THE LION KING James Earl Jones
Credit: 2019 Disney Enterprises; Carolyn Contino/REX/Shutterstock

While most of the actors in Jon Favreau’s The Lion King went wild in a black-box theater in California to record their vocals for the animated virtual-production remake, James Earl Jones performed his role from the solo comfort of a studio in New York. Call it royal accommodations — and oh, how appropriate they are.

The acting legend, 88, surprised the director by agreeing to reprise his role from the 1994 version of The Lion King as Mufasa, the intimidating yet affectionate lion king whose towering demeanor commands the respect of the entire animal kingdom (minus a few hyenas). In a similar fashion, Jones is a revered player in Hollywood and an institution when it comes to The Lion King.

“If you think that you are moved and have deep feelings when you hear his voice in our trailer, you can imagine what that must have felt like actually hearing him do it live,” Favreau recounts to EW. “Especially after not knowing whether we could get him to be part of the cast. He could have just as easily said no. His voice could have sounded different. There’s a lot of ways this could not have worked out. And that all of the stars aligned and there I was listening to him record… I felt something very powerful happening.”

The underlying importance of Jones’ reprise performance is not just in its nostalgia; if that were the case, any of the actors from the 1994 Lion King could have easily been brought back, reviving any of the memorable cartoon character voices that have spent 25 years etched into animation history. But it’s what Jones achieved in his 1994 performance, a delivery of carefully-calibrated emotions that strike a balance between fearsome and feeling, that resonated (as Jones’ basso voice is wont to do) with Favreau and demanded that Mufasa not be dethroned. “He’s a character that’s only in the film — spoiler alert — for part of it, and James Earl Jones really lands you into the movie and then sets you on your journey, as with Simba, where Simba has to break away and go off on his own,” says Favreau. “So many of his lines have not actually changed that much, because that’s the one role where it really didn’t feel dated at all. All of the speeches Mufasa makes during the film are timeless and apply to each age, whereas with the humor, the music, some of those other aspects, there were opportunities to update. But with him, that role stayed as close to the original as any.”
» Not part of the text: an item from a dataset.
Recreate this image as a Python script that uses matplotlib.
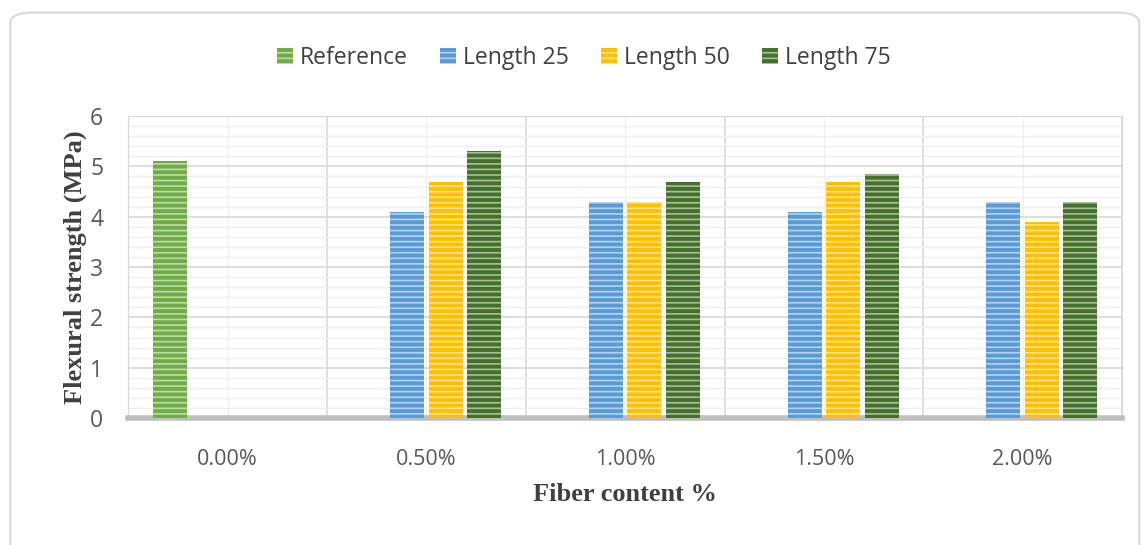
import numpy as np
import matplotlib.pyplot as plt
from matplotlib.patches import FancyBboxPatch
from matplotlib.ticker import MultipleLocator

categories = ["0.00%", "0.50%", "1.00%", "1.50%", "2.00%"]
series_names = ["Reference", "Length 25", "Length 50", "Length 75"]
reference = [5.1, 0, 0, 0, 0]
length_25 = [0, 4.1, 4.3, 4.1, 4.3]
length_50 = [0, 4.7, 4.3, 4.7, 3.9]
length_75 = [0, 5.3, 4.7, 4.85, 4.3]
colors = ["#70AD47", "#5B9BD5", "#FFC000", "#44702A"]

plt.rcParams["hatch.color"] = (1, 1, 1, 0.55)
plt.rcParams["hatch.linewidth"] = 1.2

fig = plt.figure(figsize=(11.45, 5.45), dpi=100)
frame = FancyBboxPatch((0.009, -0.05), 0.986, 1.027,
                       boxstyle="round,pad=0,rounding_size=0.02",
                       transform=fig.transFigure, facecolor="white",
                       edgecolor="#d9d9d9", linewidth=1.5, zorder=-10)
fig.patches.append(frame)
ax = fig.add_axes([0.112, 0.233, 0.868, 0.554])
ax.set_zorder(5)

x = np.arange(len(categories))
slot = 0.1935
width = 0.171
all_series = [reference, length_25, length_50, length_75]
for i, (name, vals, c) in enumerate(zip(series_names, all_series, colors)):
    ax.bar(x + (i - 1.5) * slot, vals, width, color=c, hatch="---",
           label=name, zorder=3)

ax.set_xlim(-0.5, len(categories) - 0.5)
ax.set_ylim(0, 6)
ax.yaxis.set_major_locator(MultipleLocator(1))
ax.yaxis.set_minor_locator(MultipleLocator(0.2))
ax.set_xticks(x)
ax.set_xticks(np.arange(-0.5, len(categories), 1), minor=True)
ax.set_xticklabels(categories)
ax.grid(which="major", axis="y", color="#d9d9d9", linewidth=1.2, zorder=0)
ax.grid(which="minor", axis="y", color="#efefef", linewidth=1.0, zorder=0)
ax.grid(which="major", axis="x", color="#f0f0f0", linewidth=1.0, zorder=0)
ax.grid(which="minor", axis="x", color="#d9d9d9", linewidth=1.2, zorder=0)
ax.tick_params(which="both", length=0)
ax.tick_params(axis="x", labelsize=15.5, labelcolor="#595959", pad=22)
ax.tick_params(axis="y", labelsize=16.5, labelcolor="#595959", pad=18)
for t in ax.get_xticklabels() + ax.get_yticklabels():
    t.set_fontfamily("Open Sans")
for s in ["top", "right", "left"]:
    ax.spines[s].set_color("#d9d9d9")
ax.spines["bottom"].set_color("#bfbfbf")
ax.spines["bottom"].set_linewidth(4)

ax.set_xlabel("Fiber content %", fontfamily="Liberation Serif", fontweight="bold",
              fontsize=19, color="#404040", labelpad=10)
ax.set_ylabel("Flexural strength (MPa)", fontfamily="Liberation Serif",
              fontweight="bold", fontsize=19, color="#404040", labelpad=2)

fig.legend(loc="center", bbox_to_anchor=(0.51, 0.893), ncol=4, frameon=False,
           prop={"family": "Open Sans", "size": 16.5}, handlelength=0.7,
           handleheight=0.7, handletextpad=0.3, columnspacing=1.4,
           labelcolor="#404040")

fig.savefig("out.png", dpi=100)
However, be prepared that side effects of Jones’ return as Mufasa may include chills, tears, and/or sudden out-of-body flashbacks to whatever age you were when you first heard this lion king roar. “His voice is iconic for so many different reasons, and anything that involves him is so rich and has such depth and resonance and evokes all of these memories,” comments Chiwetel Ejiofor, the voice of Scar, who goes paw-to-paw with Jones’ Mufasa on, uh, at least one memorable occasion. “Obviously some young members of the audience won’t have really had that exposure [to his voice] before, but I think we can all be fairly confident how they’ll feel about it.”

Favreau echoes, “I grew up in the exact generation that grew up with him as a performer, so to have James Earl Jones and his voice and the memories that his voice evokes and how iconic he is, not just from this but as Darth Vader… it felt like a very significant milestone when we recorded him. And it was hard to not feel like an audience member. Even for me as a filmmaker, it’s very hard to do your job during those moments when you just get lost in it.”

So lost, Favreau found it difficult to even direct this acting legend in an equally legendary role. “He would do a take and then he would ask me for direction and I honestly couldn’t give an answer! I was like, ‘You’re Mufasa.’ Far be it from me… Everything he said sounded perfect because it was him saying it.”